2005News

UNDP calls DR education “inefficient”

The United Nations Development Program 2005 Human Development Report says that education in the Dominican Republic is inefficient in spite of increased spending that has gone mostly into salaries, and proves that “greater spending does not provide better results in the system.” According to the UNDP, it takes 28 years of spending to produce a single high school graduate, and “this is too inefficient to produce positive results just by increasing expenditures.” The program says that it is worrisome that so little attention is given to secondary education. The report says that not only is there a relative insufficiency in the amount spent (on secondary education), but there is also a marked inefficiency in how it is spent.
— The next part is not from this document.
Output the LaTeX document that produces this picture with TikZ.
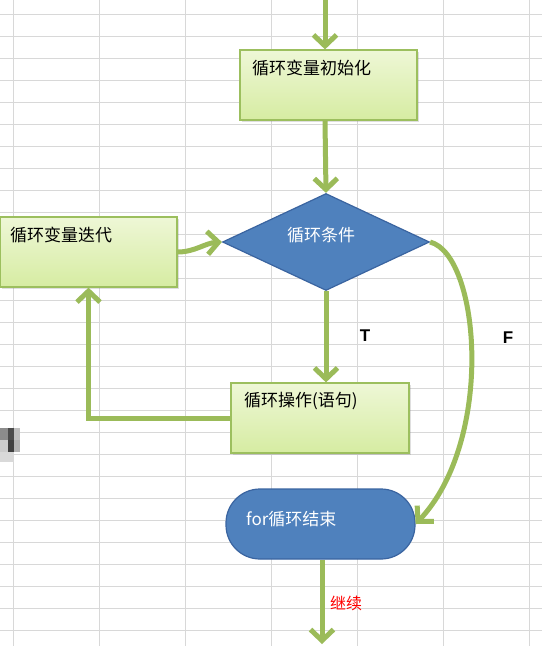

The World Bank established that the educational sector in the Dominican Republic suffers systemic deficiencies. This implies that greater expenditures would not necessarily lead to better results. The WB says that one indicator shows that 50% of those that enter first grade only manage to reach the fourth grade, 22% complete the elementary 8 year cycle and only 10% finish high school. As a result, the country has to spend a lot of money to produce an educated citizen or a qualified worker. The report further blasts the amount spent on education in the D.R. “Compared to 137 countries, the Dominican Republic registers expenditures on education as a percentage of the GDP that is half of what is expected (4.6% is expected) according to world standards. In Latin America only Ecuador and Guatemala spend less on education than the Dominican Republic.